Over the course of his life, Carnegie donated $350 million to various charitable causes. As the novel indicates in the Prologue, the tycoon drafted a statement of his future plans in 1868, outlining his intention to retire at the age of 35 and spend the rest of his life engaged in philanthropy. The novel emphasizes the role that private libraries played in helping Carnegie rise from poverty as a youth. In real life, he also understood the value of public libraries for the empowerment of the masses. Carnegie founded his first library in 1881 and gifted it to his hometown of Dunfermline, Scotland. Thousands more such structures would follow. In total, Carnegie donated $40 million for the construction of 1,679 libraries across the United States. He would go on to found more than 2,000 libraries worldwide. Other notable examples of his philanthropy include The Carnegie Museums of Pittsburgh, the Carnegie Institution for Science, and the Carnegie Foundation to promote education.

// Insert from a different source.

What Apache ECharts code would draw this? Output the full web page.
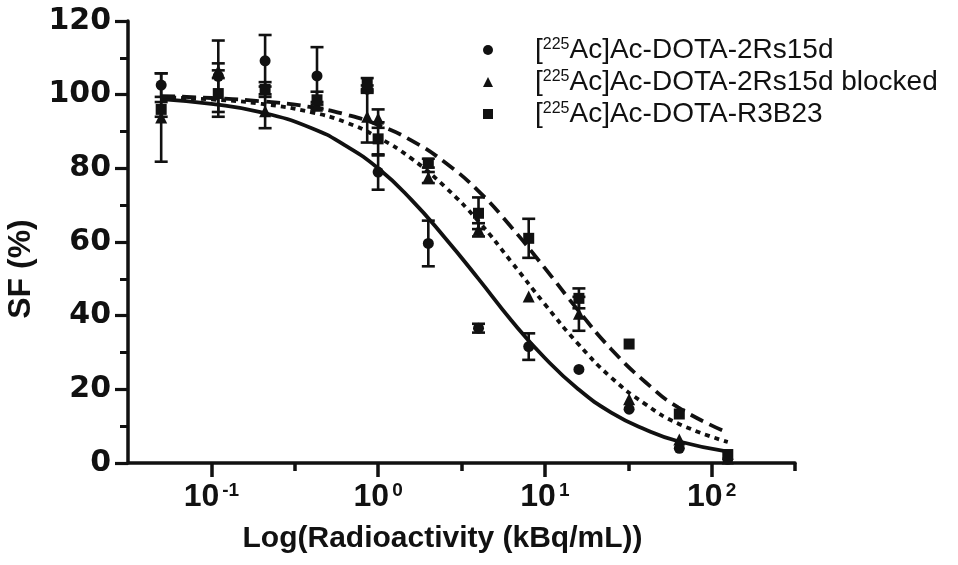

In addition to being a philanthropist, Carnegie was also a pacifist. As was so often the case in his life, he found his ideals in conflict with his business practices. During the 1880s and 1890s, his companies fulfilled large orders for armor plating to equip naval vessels at a time when Carnegie publicly opposed American overseas expansion. He used his influence with former President Theodore Roosevelt to negotiate an end to the Japanese-Russian War and also to intervene in the growing friction between the royal houses of Britain and Germany. Roosevelt was quick to note the contradiction between Carnegie’s philosophical views and his behavior. In a letter to Whitelaw Reed in 1905, Roosevelt said:

All the suffering from the Spanish war comes far short of the suffering [...] among the operators of the Carnegie steel works [...] during the time that Carnegie was making his fortune […] It is as noxious folly to denounce war per se as it is to denounce business per se. Unrighteous war is a hideous evil; but I am not at all sure that it is worse evil than business unrighteousness (Nasaw, David. Andrew Carnegie. Penguin Group, 2006).

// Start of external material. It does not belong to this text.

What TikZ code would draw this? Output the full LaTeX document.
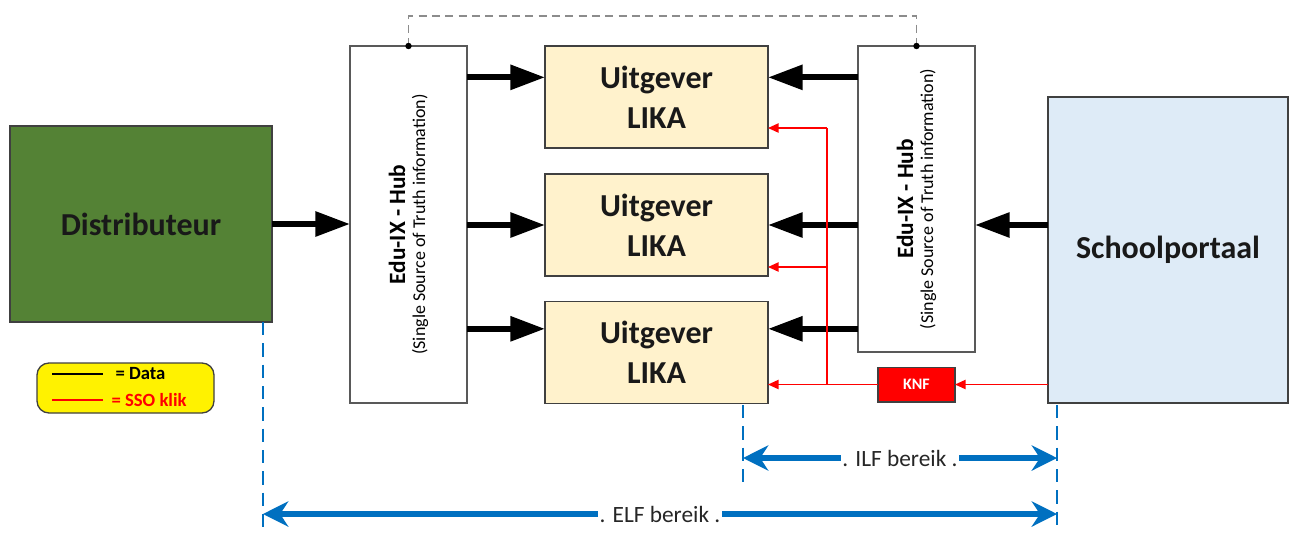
\documentclass[tikz,border=0pt]{standalone}
\usepackage{fontspec}
\setmainfont{Carlito}
\usetikzlibrary{arrows.meta}

\definecolor{distgreen}{RGB}{84,130,53}
\definecolor{likacream}{RGB}{255,242,204}
\definecolor{portalblue}{RGB}{222,235,247}
\definecolor{rangeblue}{RGB}{0,112,192}
\definecolor{ssored}{RGB}{255,0,0}

\tikzset{every picture/.style={line width=0.75pt}}
\tikzset{
  box/.style={draw=black!75, line width=1pt, outer sep=0pt, inner sep=0pt, align=center},
  distbox/.style={box, fill=distgreen, minimum width=196.5pt, minimum height=147pt, text=black!90, font=\fontsize{24}{29}\selectfont\bfseries},
  hubbox/.style={box, draw=black!65, fill=white, minimum width=87.75pt},
  uitbox/.style={box, fill=likacream, minimum width=167.25pt, minimum height=76.5pt, text=black!90, font=\fontsize{24}{30}\selectfont\bfseries},
  portalbox/.style={box, fill=portalblue, minimum width=180pt, minimum height=229.5pt, text=black!90, font=\fontsize{24}{29}\selectfont\bfseries},
  knfbox/.style={box, fill=ssored, minimum width=57.75pt, minimum height=26pt, text=white, font=\fontsize{12}{14}\selectfont\bfseries},
  hubtext/.style={rotate=90, align=center, inner sep=0pt},
  legendbox/.style={draw=black!75, line width=1pt, fill=yellow, rounded corners=9pt, minimum width=132.75pt, minimum height=37.5pt},
  legtext/.style={inner sep=0pt, font=\fontsize{14}{16}\selectfont\bfseries},
  data/.style={draw=black, line width=4.5pt, -{Triangle[length=26pt,width=18pt]}},
  sso/.style={draw=ssored, line width=1.1pt, -{Triangle[length=8pt,width=7pt]}},
  ssoline/.style={draw=ssored, line width=1.1pt},
  link/.style={draw=black!45, line width=1.1pt, dash pattern=on 6pt off 4pt},
  guide/.style={draw=rangeblue, line width=1.4pt, dash pattern=on 10pt off 6pt},
  rangearrow/.style={draw=rangeblue, line width=4pt, {Stealth[length=19pt,width=19pt]}-{Stealth[length=19pt,width=19pt]}},
  rangelabel/.style={midway, fill=white, inner sep=1pt, text=black!85, font=\fontsize{17.5}{20}\selectfont}
}

\begin{document}
\begin{tikzpicture}[x=0.75pt,y=0.75pt,yscale=-1,xscale=1]
\useasboundingbox (0,0) rectangle (1294,533);

% boxes
\node[distbox] (dist) at (141,224) {Distributeur};
\node[hubbox, minimum height=267.75pt] (hubL) at (408.5,224.5) {};
\node[hubbox, minimum height=229.5pt] (hubR) at (916.5,199) {};
\node[uitbox] (uit1) at (656.5,97) {Uitgever\\LIKA};
\node[uitbox] (uit2) at (656.5,225) {Uitgever\\LIKA};
\node[uitbox] (uit3) at (656.5,352.5) {Uitgever\\LIKA};
\node[portalbox] (school) at (1168,250) {Schoolportaal};
\node[knfbox] (knf) at (916.5,384.5) {KNF};

% hub texts
\node[hubtext] (hubLtxt) at (hubL) {{\fontsize{17.5}{21}\selectfont\bfseries Edu-IX - Hub}\\[3pt]{\fontsize{13.5}{15}\selectfont (Single Source of Truth information)}};
\node[hubtext] (hubRtxt) at (hubR) {{\fontsize{17.5}{21}\selectfont\bfseries Edu-IX - Hub}\\[3pt]{\fontsize{13.5}{15}\selectfont (Single Source of Truth information)}};

% data
\draw[data] (dist.east) -- (dist.east -| hubL.west);
\draw[data] (hubL.east |- uit1.170) -- (uit1.170);
\draw[data] (hubL.east |- uit2.west) -- (uit2.west);
\draw[data] (hubL.east |- uit3.168) -- (uit3.168);
\draw[data] (hubR.west |- uit1.10) -- (uit1.10);
\draw[data] (hubR.west |- uit2.east) -- (uit2.east);
\draw[data] (hubR.west |- uit3.12) -- (uit3.12);
\draw[data] (school.west |- uit2.east) -- (uit2.east -| hubR.east);

% hub sync
\draw[link] (hubL.north) -- ++(0,-30) -| (hubR.north);
\fill (hubL.north) circle (2.4pt);
\fill (hubR.north) circle (2.4pt);

% sso
\coordinate (ssoTop) at (827,128);
\coordinate (ssoMid) at (827,267);
\draw[sso] (school.west |- knf) -- (knf.east);
\draw[sso] (knf.west) -- (knf.west -| uit3.east);
\draw[ssoline] (ssoTop |- knf) -- (ssoTop);
\draw[sso] (ssoTop) -- (ssoTop -| uit1.east);
\draw[sso] (ssoMid) -- (ssoMid -| uit2.east);

% legend
\node[legendbox] (legend) at (125.5,388) {};
\draw[black, line width=1pt] (52,374) -- (103,374);
\draw[ssored, line width=1pt] (52,400) -- (103,400);
\node[legtext, anchor=west] (legData) at (115,374) {= Data};
\node[legtext, anchor=west, text=ssored] (legSSO) at (111,400) {= SSO klik};

% ranges
\coordinate (elfL) at (263,514);
\coordinate (elfR) at (1057,514);
\coordinate (ilfL) at (743,458);
\coordinate (ilfR) at (1057,458);
\draw[guide] (263,322) -- (263,533);
\draw[guide] (743,405) -- (743,490);
\draw[guide] (1057,405) -- (1057,533);
\draw[rangearrow] (ilfL) -- (ilfR) node[rangelabel] (ilf) {. ILF bereik .};
\draw[rangearrow] (elfL) -- (elfR) node[rangelabel] (elf) {. ELF bereik .};

\end{tikzpicture}
\end{document}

Given Roosevelt’s interest in American imperialism, his views of Carnegie may well have been skewed to justify his personal advocacy of colonial expansion. However, Carnegie seemed sensible of the contradiction between his own words and actions and did his best to reverse the damage he had wrought during the first half of his life. Prior to the outbreak of World War I, he gave $10 million to the Carnegie Endowment for International Peace. This charity would later be the springboard for the League of Nations, the world’s first intergovernmental organization to promote world peace. In turn, this body would ultimately evolve into the United Nations of today.